The Pulitzers’ European sojourn became a little more costly when customs officials peered into Kate’s two trunks. Her Paris dresses caught their attention. One appeared not to have been worn. In the past, clothing bought overseas that had “actual use” was exempt from import duties. But stricter instructions now required that agents assess duty on almost any garment bought overseas unless the passenger was actually wearing it when disembarking. The agents were just about to let Kate’s dress pass when one of them spotted a Treasury inspector looking their way. They stopped the Pulitzers and told Joseph he would have to pay a duty on the dress. He protested, and a superior was summoned who, in turn, called an appraiser over to join the debate. After an hour of listening to Pulitzer’s pleas, the officials who had gathered around the trunks remained unmoved. Unless he paid the $60 duty in gold coins, they said, his luggage would be confiscated. Pulitzer paid.
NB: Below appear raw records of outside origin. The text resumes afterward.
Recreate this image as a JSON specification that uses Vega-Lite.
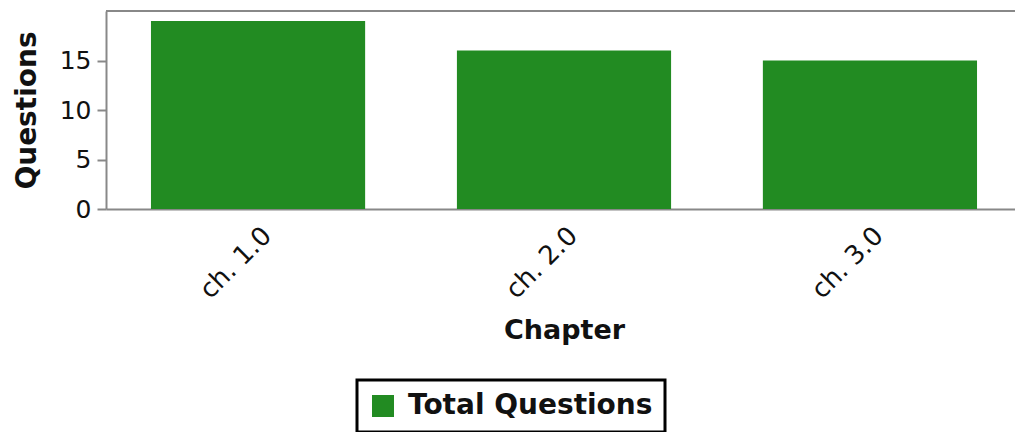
{
  "$schema": "https://vega.github.io/schema/vega-lite/v6.json",
  "autosize": "none",
  "width": 916,
  "height": 198,
  "padding": {"left": 106, "top": 11, "right": 0, "bottom": 223},
  "background": "white",
  "config": {
    "view": {"stroke": null},
    "font": "DejaVu Sans"
  },
  "data": {"values": [
    {"chapter": "ch. 1.0", "questions": 19, "series": "Total Questions"},
    {"chapter": "ch. 2.0", "questions": 16, "series": "Total Questions"},
    {"chapter": "ch. 3.0", "questions": 15, "series": "Total Questions"}
  ]},
  "layer": [
    {
      "mark": {"type": "bar"},
      "encoding": {
        "x": {
          "field": "chapter", "type": "nominal", "sort": null,
          "scale": {"paddingInner": 0.3, "paddingOuter": 0.147},
          "axis": {
            "title": "Chapter", "labelAngle": -45, "labelFontSize": 26,
            "labelColor": "#111", "ticks": false, "labelPadding": 13, "labelDx": 9,
            "domainColor": "#888", "domainWidth": 2,
            "titleFontSize": 27, "titleFontWeight": "bold", "titleColor": "#111", "titlePadding": 14
          }
        },
        "y": {
          "field": "questions", "type": "quantitative",
          "scale": {"domain": [0, 20], "nice": false},
          "axis": {
            "title": "Questions", "values": [0, 5, 10, 15], "grid": false,
            "labelFontSize": 25, "labelColor": "#111", "labelPadding": 6,
            "tickColor": "#888", "tickSize": 9, "tickWidth": 2,
            "domainColor": "#888", "domainWidth": 2,
            "titleFontSize": 28, "titleFontWeight": "bold", "titleColor": "#111", "titlePadding": 18
          }
        },
        "color": {
          "field": "series", "type": "nominal",
          "scale": {"range": ["#228B22"]},
          "legend": {
            "title": null, "orient": "none", "legendX": 251, "legendY": 369,
            "symbolType": "square", "symbolSize": 484, "symbolStrokeWidth": 0,
            "labelFontSize": 28, "labelFontWeight": "bold", "labelColor": "#111", "labelLimit": 500,
            "strokeColor": "black", "padding": 12, "labelOffset": 11,
            "encode": {"legend": {"update": {"strokeWidth": {"value": 3}}}}
          }
        }
      }
    },
    {
      "mark": {"type": "rule", "color": "#888", "strokeWidth": 2},
      "encoding": {"y": {"datum": 20}}
    }
  ]
}
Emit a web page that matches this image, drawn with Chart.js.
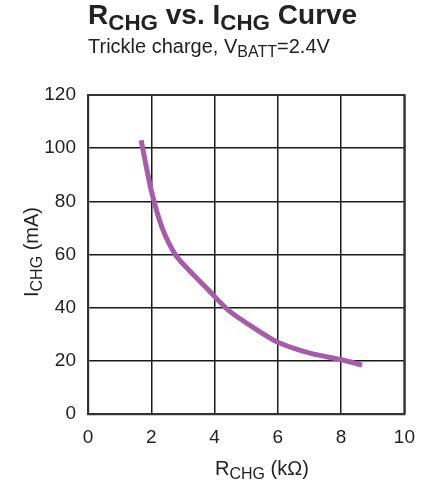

Because Pulitzer hated President Hayes, he viewed the episode as a personal affront and an example of the administration’s corruption. He dispatched a tempestuous letter to Charles Dana’s New York Sun, which had already reported the incident (though misidentifying Pulitzer as a former lieutenant governor). “Immediately next to me were two parties, each with probably five times the number of trunks and boxes,” Pulitzer wrote. “Not one of those was opened at all—everything was passed smoothly and quickly. Why? Perhaps because at least one of the parties slipped a piece of paper into the hand of his inspector, which probably partook the character of legal tender.”